February 26, 2008 – Imagine you are a young soldier wounded in Iraq. Your physical injuries heal, but your mind remains tormented. You are flooded with memories of the bloody firefight you survived, you can’t concentrate, and sudden noise makes you jump out of your skin. At 23 years old, you are about to be discharged from the military, afraid you’ll never again be able to hold a job or fully function in society.
For the thousands of young men and women who apply for disability benefits upon return from Iraq and Afghanistan, these fears are becoming a reality.
When a veteran files a psychiatric disability claim with the Department of Veterans Affairs (VA), an examiner is assigned to determine the extent of incapacitation. As part of the assessment, the examiner requests a psychiatric evaluation to obtain the veteran’s diagnosis. Once the veteran is diagnosed with a service-related mental condition (typically depression, post-traumatic stress disorder or another anxiety disorder) the claims examiner assigns a disability rating.
The most severe level for a veteran leaving service is 100%. But even a 50% rating denotes significant impairment (e.g., “difficulty in understanding complex commands”), according to the Veterans Benefits Administration.
Remarkably, something essential is missing from the claims process: treatment. Veterans can go straight to a claims examiner and be granted psychiatric benefits without ever being treated for their mental illness. Some even do so as soldiers, just prior to discharge from the service. Judging an individual to be doomed to a life of invalidism before he has even had a course of therapy and rehabilitation is drastically premature, even reckless.
In the short term, yes, a monthly check of about $2,500 for full disability, tax-free, is a great relief to the struggling veteran and his family. But serious consequences can accompany a rush to judgment about a veteran’s rehabilitative potential.
First, a veteran told he is disabled may think: Why bother with treatment? But this would be a terrible mistake. The postdischarge period is when symptoms are most responsive to interventions such as behavioral techniques, medication, psychotherapy, family counseling or a combination. And full disability status may actually undermine the possibility of recovery. A veteran who thinks of himself as beyond recovery — the message carried by a high disability rating — risks fulfilling that prophecy.
By abandoning work, the veteran deprives himself of its therapeutic value: a sense of purpose, distraction from depressive rumination, a structure to each day, and the opportunity for friendships. The longer he sits at home, the more his confidence in his abilities erodes and his skills atrophy.
Last year the Government Accountability Office, the President’s Commission on Care for America’s Returning Wounded Warriors, and the Veterans’ Disability Benefits Commission all urged that the disability, compensation and rehabilitation benefits systems be reformed and updated. And last month, Sen. Richard Burr (R., N.C.), ranking member of the Senate Veterans’ Affairs Committee, introduced the Veterans’ Mental Health Treatment First Act.

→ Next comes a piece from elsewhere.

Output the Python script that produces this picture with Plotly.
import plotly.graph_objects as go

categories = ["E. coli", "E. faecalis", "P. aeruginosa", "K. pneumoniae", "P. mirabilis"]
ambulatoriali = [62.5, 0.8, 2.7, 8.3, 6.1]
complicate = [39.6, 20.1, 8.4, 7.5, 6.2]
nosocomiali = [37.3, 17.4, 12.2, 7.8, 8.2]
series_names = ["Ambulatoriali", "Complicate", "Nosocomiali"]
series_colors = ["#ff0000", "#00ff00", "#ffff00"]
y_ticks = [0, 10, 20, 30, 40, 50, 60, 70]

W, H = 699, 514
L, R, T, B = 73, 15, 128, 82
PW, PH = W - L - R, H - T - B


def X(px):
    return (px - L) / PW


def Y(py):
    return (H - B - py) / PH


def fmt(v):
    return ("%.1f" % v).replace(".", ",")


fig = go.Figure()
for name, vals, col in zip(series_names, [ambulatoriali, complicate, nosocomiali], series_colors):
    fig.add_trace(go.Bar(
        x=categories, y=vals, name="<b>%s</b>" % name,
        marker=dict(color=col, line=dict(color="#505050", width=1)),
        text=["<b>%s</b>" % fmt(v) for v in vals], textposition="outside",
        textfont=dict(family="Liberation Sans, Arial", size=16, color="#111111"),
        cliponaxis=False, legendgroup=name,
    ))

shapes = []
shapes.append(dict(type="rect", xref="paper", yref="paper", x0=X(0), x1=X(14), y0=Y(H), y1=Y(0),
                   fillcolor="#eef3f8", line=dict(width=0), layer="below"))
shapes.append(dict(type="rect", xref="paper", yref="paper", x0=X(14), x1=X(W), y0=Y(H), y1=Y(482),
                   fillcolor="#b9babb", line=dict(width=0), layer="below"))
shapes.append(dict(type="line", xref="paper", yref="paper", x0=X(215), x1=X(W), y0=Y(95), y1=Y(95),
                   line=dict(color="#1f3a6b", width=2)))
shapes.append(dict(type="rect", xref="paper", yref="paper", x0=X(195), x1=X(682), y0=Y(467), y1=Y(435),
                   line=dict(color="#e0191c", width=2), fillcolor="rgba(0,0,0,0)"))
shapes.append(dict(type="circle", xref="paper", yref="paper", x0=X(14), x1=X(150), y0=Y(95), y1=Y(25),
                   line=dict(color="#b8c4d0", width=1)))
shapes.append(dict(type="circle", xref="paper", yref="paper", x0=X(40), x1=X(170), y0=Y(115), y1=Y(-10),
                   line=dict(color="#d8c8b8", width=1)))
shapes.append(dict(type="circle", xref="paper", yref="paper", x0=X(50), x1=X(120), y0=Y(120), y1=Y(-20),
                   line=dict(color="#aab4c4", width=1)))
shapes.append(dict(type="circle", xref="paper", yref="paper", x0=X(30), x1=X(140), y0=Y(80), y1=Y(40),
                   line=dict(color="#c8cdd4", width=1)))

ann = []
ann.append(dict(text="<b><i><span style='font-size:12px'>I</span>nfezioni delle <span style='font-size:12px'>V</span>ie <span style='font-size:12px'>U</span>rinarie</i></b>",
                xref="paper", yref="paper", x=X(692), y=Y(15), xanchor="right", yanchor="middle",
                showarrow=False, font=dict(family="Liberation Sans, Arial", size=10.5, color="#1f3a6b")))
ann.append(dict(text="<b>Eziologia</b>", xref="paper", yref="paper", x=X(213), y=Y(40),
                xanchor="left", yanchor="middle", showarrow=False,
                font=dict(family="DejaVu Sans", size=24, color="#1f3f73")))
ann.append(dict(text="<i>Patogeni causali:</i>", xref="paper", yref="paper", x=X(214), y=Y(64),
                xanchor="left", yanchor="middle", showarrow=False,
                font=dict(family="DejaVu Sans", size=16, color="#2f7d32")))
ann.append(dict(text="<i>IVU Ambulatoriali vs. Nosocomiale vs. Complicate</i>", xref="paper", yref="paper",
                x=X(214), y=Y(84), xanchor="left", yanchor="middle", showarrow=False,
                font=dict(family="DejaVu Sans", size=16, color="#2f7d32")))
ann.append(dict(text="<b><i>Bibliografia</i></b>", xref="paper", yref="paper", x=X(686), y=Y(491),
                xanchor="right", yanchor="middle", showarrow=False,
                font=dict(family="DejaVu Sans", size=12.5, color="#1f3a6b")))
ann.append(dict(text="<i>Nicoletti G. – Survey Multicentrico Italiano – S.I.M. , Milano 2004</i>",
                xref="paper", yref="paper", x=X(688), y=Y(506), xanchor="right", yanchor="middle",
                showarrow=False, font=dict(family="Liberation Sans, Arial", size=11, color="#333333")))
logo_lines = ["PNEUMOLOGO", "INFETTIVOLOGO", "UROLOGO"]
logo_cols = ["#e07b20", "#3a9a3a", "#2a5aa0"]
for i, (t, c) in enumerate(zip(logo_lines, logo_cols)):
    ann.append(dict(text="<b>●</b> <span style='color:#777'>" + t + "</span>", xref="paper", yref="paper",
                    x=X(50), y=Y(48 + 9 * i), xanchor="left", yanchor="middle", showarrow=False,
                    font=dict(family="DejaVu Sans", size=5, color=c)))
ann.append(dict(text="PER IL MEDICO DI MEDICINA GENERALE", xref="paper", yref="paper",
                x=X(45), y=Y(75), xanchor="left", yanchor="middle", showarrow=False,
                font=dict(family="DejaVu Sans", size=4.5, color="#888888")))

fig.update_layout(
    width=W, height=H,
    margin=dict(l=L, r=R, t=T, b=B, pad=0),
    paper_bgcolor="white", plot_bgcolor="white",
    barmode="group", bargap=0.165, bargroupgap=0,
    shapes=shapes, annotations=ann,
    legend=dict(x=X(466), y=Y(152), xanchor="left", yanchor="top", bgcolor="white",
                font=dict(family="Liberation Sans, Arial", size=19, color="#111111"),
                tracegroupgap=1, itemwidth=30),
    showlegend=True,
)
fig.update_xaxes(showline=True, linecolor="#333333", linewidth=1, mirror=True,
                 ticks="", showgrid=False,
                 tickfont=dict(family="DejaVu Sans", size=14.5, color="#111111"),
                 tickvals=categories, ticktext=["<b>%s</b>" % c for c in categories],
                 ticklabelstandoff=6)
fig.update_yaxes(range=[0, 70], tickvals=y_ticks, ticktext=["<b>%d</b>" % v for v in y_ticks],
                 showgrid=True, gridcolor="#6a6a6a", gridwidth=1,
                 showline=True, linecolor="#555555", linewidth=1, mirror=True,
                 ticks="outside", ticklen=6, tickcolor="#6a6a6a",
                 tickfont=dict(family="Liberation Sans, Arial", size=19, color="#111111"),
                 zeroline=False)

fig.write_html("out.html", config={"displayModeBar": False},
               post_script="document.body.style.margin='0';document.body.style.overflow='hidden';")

The purpose of this bill is to induce new veterans to embark upon a path to recovery. Any veteran diagnosed with major depression, post-traumatic stress disorder or other anxiety disorder stemming from military activity would be eligible for a new program that provides a financial incentive of $11,000 distributed over the course of a year (or completion of recommended treatment, whichever comes first).

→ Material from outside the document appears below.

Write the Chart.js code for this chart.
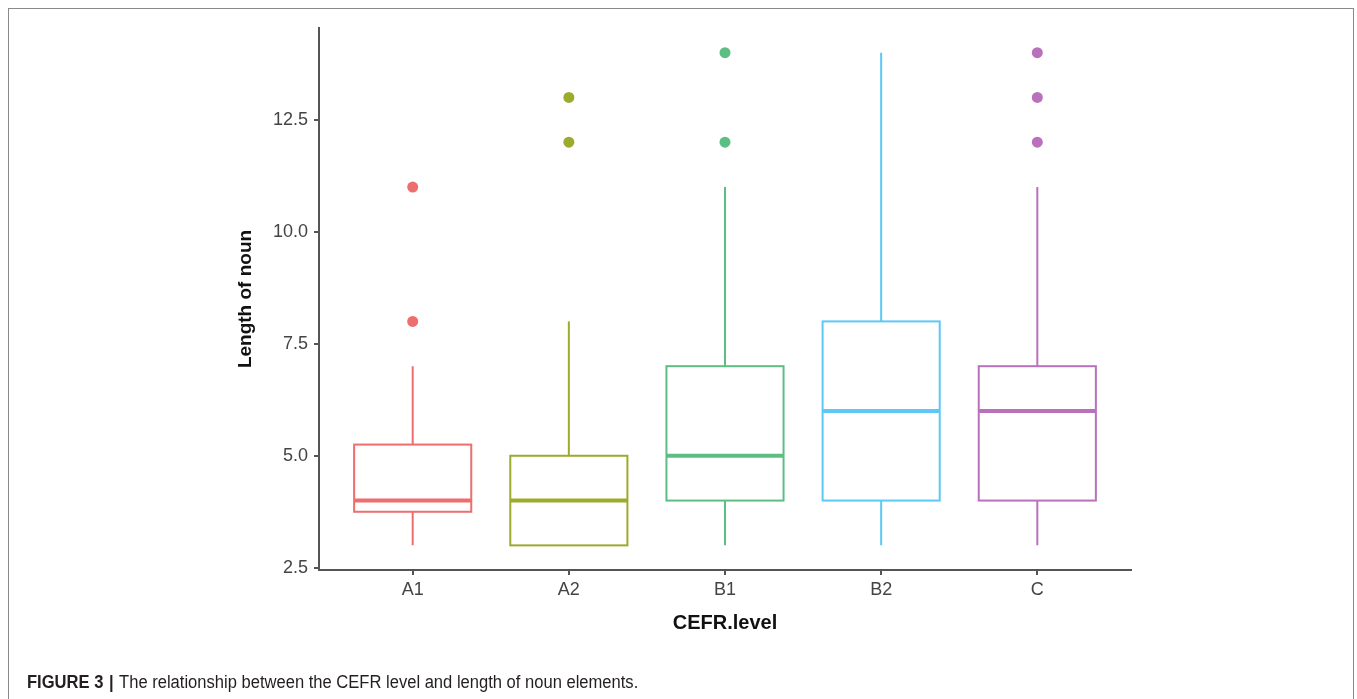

The compensation is offered in exchange for two commitments. First, the veteran must adhere to an individualized course of treatment. Second, he must agree to a pause in claims action for at least a year or until completion of treatment, whichever comes first. Should he fail to improve — and, sadly, this will happen to some — the veteran remains eligible for 100% long-term disability.
The great virtue of the Treatment First Bill is that it offers an opportunity to receive payment as a condition of trying to get better. Mr. Burr calls it a “wellness stipend” to distinguish it from a “disability benefit.” As it stands now, the only way a veteran can receive payment is to be disabled.
There are practical considerations, of course. For example, is $11,000 enough? For patients needing intensive treatment and still too fragile to work, the stipend falls short as income replacement. The constant stress of financial insecurity will not only impede the veteran’s clinical progress, it makes the formal disability option — the very alternative that Treatment First seeks to avert — look very attractive.
Nonetheless, the proposal delivers a bracing dose of clinical wisdom. Imagine giving young men and women permission to surrender to their psychological wounds without first urging them to pursue recovery. For many young veterans, a “treatment first” approach could be their road to recovery and a rich civilian life.